Acting Chairman of Economic and Financial Crimes Commission (EFCC), Mr Ibrahim Magu, has described Designated Non-Financial Institutions (DNFIs) as safe havens for money-laundering activities.

The commission’s spokesman, Mr Tony Orilade, said in a statement in Abuja on Friday, that Magu stated this at a workshop to sensitise Non-Profit Organisations (NPOs).

The workshop, organised by EFCC in collaboration with Space for Change, had “Effective Implementation and Regulations of AML/CFT within the NPO Sector” as theme.

Magu was represented by Director, Special Control against Money Laundering Unit of the commission, Mr Francis Usani.

According to him, as a result of lack of adequate supervision and regulation of NPOs and by extension DNFIs, criminals have now turned their focus on the DNFIs sector to perpetrate money-laundering and terrorism financing.


He said that the vulnerability of DFNIs in developed and developing economies to the scourge of money laundering and terrorism financing had encouraged the perpetuation of the vice.

“Money-laundering and terrorism-financing will continue to thrive, especially with criminals continuously discovering new methods of exploiting the vulnerability of DFNIs and the legal systems.

“The DNFIs have been identified as the most vulnerable sector in money-laundering and terrorism-financing because criminals no longer use the conventional financial systems like banks, to launder their ill-gotten wealth” he said.

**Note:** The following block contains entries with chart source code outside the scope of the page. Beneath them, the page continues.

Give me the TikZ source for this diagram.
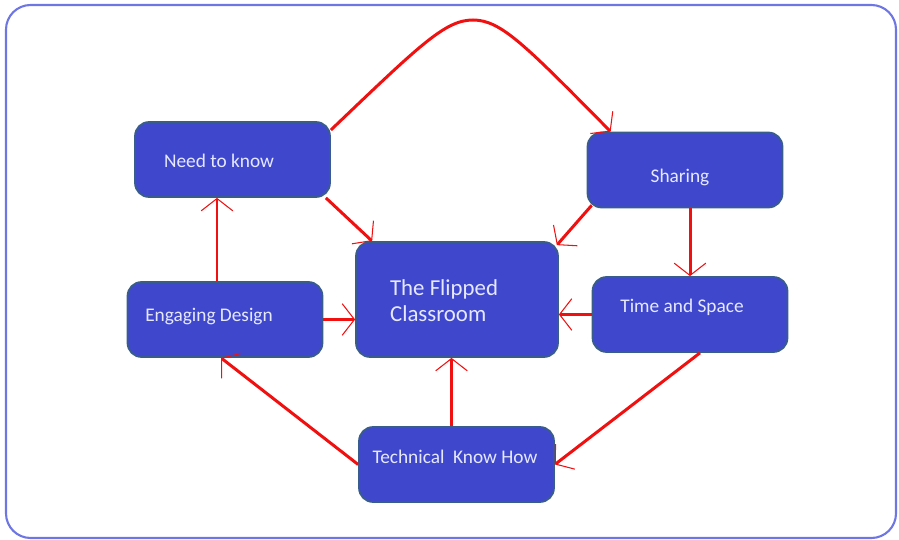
\documentclass[tikz,border=0pt]{standalone}
\usepackage{fontspec}
\setmainfont{Carlito}
\usetikzlibrary{arrows.meta}
\definecolor{boxblue}{HTML}{3F48CC}
\definecolor{boxedge}{HTML}{385D8A}
\definecolor{frameblue}{HTML}{6E76E4}
\definecolor{arrowred}{HTML}{F01010}
\definecolor{textlight}{HTML}{E6E8FF}

\begin{document}
\begin{tikzpicture}[
    x=0.02cm, y=-0.02cm,
    every node/.style={font=\fontsize{11}{13}\selectfont},
    >={Straight Barb[length=7pt, width=18pt, line width=0.6pt]},
    box/.style={draw=boxedge, fill=boxblue, rounded corners=8pt, minimum width=3.9cm,
                minimum height=1.5cm, line width=1pt},
    boxtext/.style={text=textlight, inner sep=1pt},
    link/.style={->, arrowred, line width=1.7pt},
]

% Frame
\useasboundingbox (0,0) rectangle (899,540);
\draw[frameblue, line width=1.2pt, rounded corners=14pt] (6,5) rectangle (896,538);

% === Boxes ===
\node[box] (need) at (232.5, 159.5) {};
\node[boxtext] (need-txt) at (219, 161) {Need to know};

\node[box] (share) at (685, 170) {};
\node[boxtext] (share-txt) at (680, 177) {Sharing};

\node[box, minimum width=4.04cm, minimum height=2.3cm] (flip) at (457, 299.5) {};
\node[boxtext, anchor=west, align=left, font=\fontsize{13}{14.8}\selectfont] (flip-txt) at (388, 301)
      {The Flipped\\Classroom};

\node[box] (engage) at (225, 319.5) {};
\node[boxtext] (engage-txt) at (209, 317) {Engaging Design};

\node[box] (time) at (690, 314.5) {};
\node[boxtext] (time-txt) at (682, 307) {Time and Space};

\node[box] (tech) at (456.5, 464.5) {};
\node[boxtext] (tech-txt) at (455, 457) {Technical\ \ Know How};

% === Arrows ===
\draw[link] ([yshift=0.59cm]need.east) .. controls (420,45) and (445,20) .. (473,20)
      .. controls (501,20) and (525,45) .. ([xshift=0.48cm]share.north west);
\draw[link] ([xshift=-0.1cm]need.south east) -- ([xshift=0.34cm]flip.north west);
\draw[link] ([xshift=0.1cm, yshift=0.06cm]share.south west) -- ([xshift=-0.04cm, yshift=-0.08cm]flip.north east);
\draw[link] (time.north |- share.south) -- (time.north);
\draw[link] (time.west) -- (time.west -| flip.east);
\draw[link] (engage.east) -- (engage.east -| flip.west);
\draw[link] ([xshift=-0.16cm]engage.north) -- ([xshift=-0.16cm]engage.north |- need.south);
\draw[link] (tech.west) -- ([xshift=-0.08cm]engage.south);
\draw[link] ([xshift=-0.1cm]tech.north) -- ([xshift=-0.1cm]tech.north |- flip.south);
\draw[link] ([xshift=0.2cm]time.south) -- (tech.east);

\end{tikzpicture}
\end{document}
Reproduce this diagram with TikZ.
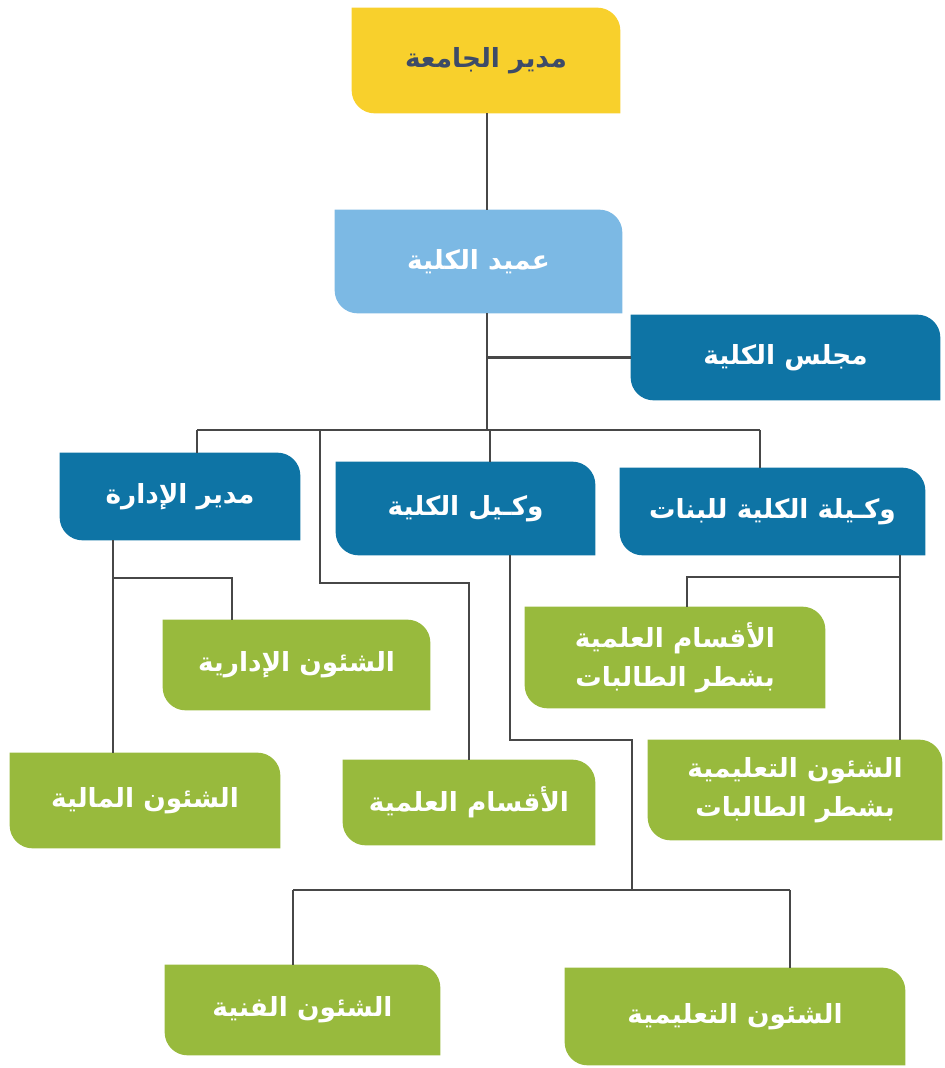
\documentclass[tikz,border=0pt]{standalone}
\usepackage{fontspec}
\newfontfamily\arabicfont[Script=Arabic]{DejaVu Sans}
\TeXXeTstate=1
\usetikzlibrary{backgrounds}
\definecolor{uniyellow}{HTML}{F8D02C}
\definecolor{deanblue}{HTML}{7CB9E4}
\definecolor{unitblue}{HTML}{0E74A5}
\definecolor{leafgreen}{HTML}{98BA3D}
\definecolor{inkslate}{HTML}{3D4B68}
\definecolor{linkgray}{HTML}{474747}
\newlength{\cardr}
\setlength{\cardr}{0.46cm}
% fill behind a card: rounded top right and bottom left corners
\newcommand{\cardfill}[2]{%
  \fill[#2] (#1.north west) -- ([xshift=-\cardr]#1.north east)
    arc[start angle=90, end angle=0, radius=\cardr] -- (#1.south east)
    -- ([xshift=\cardr]#1.south west)
    arc[start angle=270, end angle=180, radius=\cardr] -- cycle;}
\tikzset{
  card/.style={rectangle, inner sep=0pt, align=center, text=white,
    font=\arabicfont\bfseries\fontsize{15}{22}\selectfont},
  wh/.style 2 args={minimum width=#1*0.02cm, minimum height=#2*0.02cm},
  link/.style={draw=linkgray, line width=1.2pt}
}

\begin{document}
\begin{tikzpicture}[x=0.02cm, y=-0.02cm]
  \useasboundingbox (0,0) rectangle (944,1068);
  % cards
  \node[card, wh={268}{105}, text=inkslate] (uni) at (486,60.5) {\beginR مدير الجامعة\endR};
  \node[card, wh={287}{103}] (dean) at (478.5,261.5) {\beginR عميد الكلية\endR};
  \node[card, wh={309}{85}] (council) at (785.5,357.5) {\beginR مجلس الكلية\endR};
  \node[card, wh={240}{87}] (admin) at (180,496.5) {\beginR مدير الإدارة\endR};
  \node[card, wh={259}{93}] (vdean) at (465.5,508.5) {\beginR وكـيل الكلية\endR};
  \node[card, wh={305}{87}] (vdeanf) at (772.5,511.5) {\beginR وكـيلة الكلية للبنات\endR};
  \node[card, wh={267}{90}] (admaff) at (296.5,665) {\beginR الشئون الإدارية\endR};
  \node[card, wh={300}{101}] (fdept) at (675,657.5) {\beginR الأقسام العلمية\endR\\\beginR بشطر الطالبات\endR};
  \node[card, wh={270}{95}] (finance) at (145,800.5) {\beginR الشئون المالية\endR};
  \node[card, wh={252}{85}] (depts) at (469,802.5) {\beginR الأقسام العلمية\endR};
  \node[card, wh={294}{100}] (fedu) at (795,790) {\beginR الشئون التعليمية\endR\\\beginR بشطر الطالبات\endR};
  \node[card, wh={275}{90}] (tech) at (302.5,1010) {\beginR الشئون الفنية\endR};
  \node[card, wh={340}{97}] (edu) at (735,1016.5) {\beginR الشئون التعليمية\endR};
  \begin{scope}[on background layer]
    \cardfill{uni}{uniyellow}
    \cardfill{dean}{deanblue}
    \foreach \n in {council,admin,vdean,vdeanf}
      {\cardfill{\n}{unitblue}}
    \foreach \n in {admaff,fdept,finance,depts,fedu,tech,edu}
      {\cardfill{\n}{leafgreen}}
  \end{scope}
  % junctions
  \coordinate (trunk) at (487,430);
  \coordinate (busL) at (197,430);
  \coordinate (busR) at (760,430);
  \coordinate (vdDrop) at (490,430);
  \coordinate (dpA) at (320,430);
  \coordinate (dpB) at (320,583);
  \coordinate (adJ) at (113,578);
  \coordinate (adK) at (232,578);
  \coordinate (vdJ) at (510,740);
  \coordinate (vdK) at (632,740);
  \coordinate (vdL) at (632,890);
  \coordinate (lowL) at (293,890);
  \coordinate (lowR) at (790,890);
  \coordinate (vfJ) at (900,577);
  \coordinate (vfK) at (687,577);
  % connectors
  \draw[link] (uni.south -| trunk) -- (trunk |- dean.north);
  \draw[link] (dean.south -| trunk) -- (trunk);
  \draw[link] (council.west) -- (council.west -| trunk);
  \draw[link] (busL) -- (busR);
  \draw[link] (busL) -- (busL |- admin.north);
  \draw[link] (vdDrop) -- (vdDrop |- vdean.north);
  \draw[link] (busR) -- (busR |- vdeanf.north);
  \draw[link] (dpA) -- (dpB) -| (depts.north);
  \draw[link] (admin.south -| adJ) -- (adJ |- finance.north);
  \draw[link] (adJ) -- (adK) -- (adK |- admaff.north);
  \draw[link] (vdean.south -| vdJ) -- (vdJ) -- (vdK) -- (vdL);
  \draw[link] (lowL) -- (lowR);
  \draw[link] (lowL) -- (lowL |- tech.north);
  \draw[link] (lowR) -- (lowR |- edu.north);
  \draw[link] (vdeanf.south -| vfJ) -- (vfJ |- fedu.north);
  \draw[link] (vfJ) -- (vfK) -- (vfK |- fdept.north);
\end{tikzpicture}
\end{document}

The acting chairman urged non-profit organisations to be conscious of their obligations and responsibilities under the Nigerian AML/CFT regime and develop a culture of compliance with its measures.

Executive Director, Space for Change, Mrs Victoria Ohaeri, posited that non-profit organisations believed that compliance to money-laundering/terrorism-financing was important to their work, and “to the entire sector and for the betterment of the country.”

“Civil Society Organisations are a major ally of the government in the fight against money-laundering and terrorism-financing.

“We are willing to cooperate, comply, engage and at the same time we are also concerned about the space which we operate, in ensuring that due compliance is done without adding additional burden in the work we do.”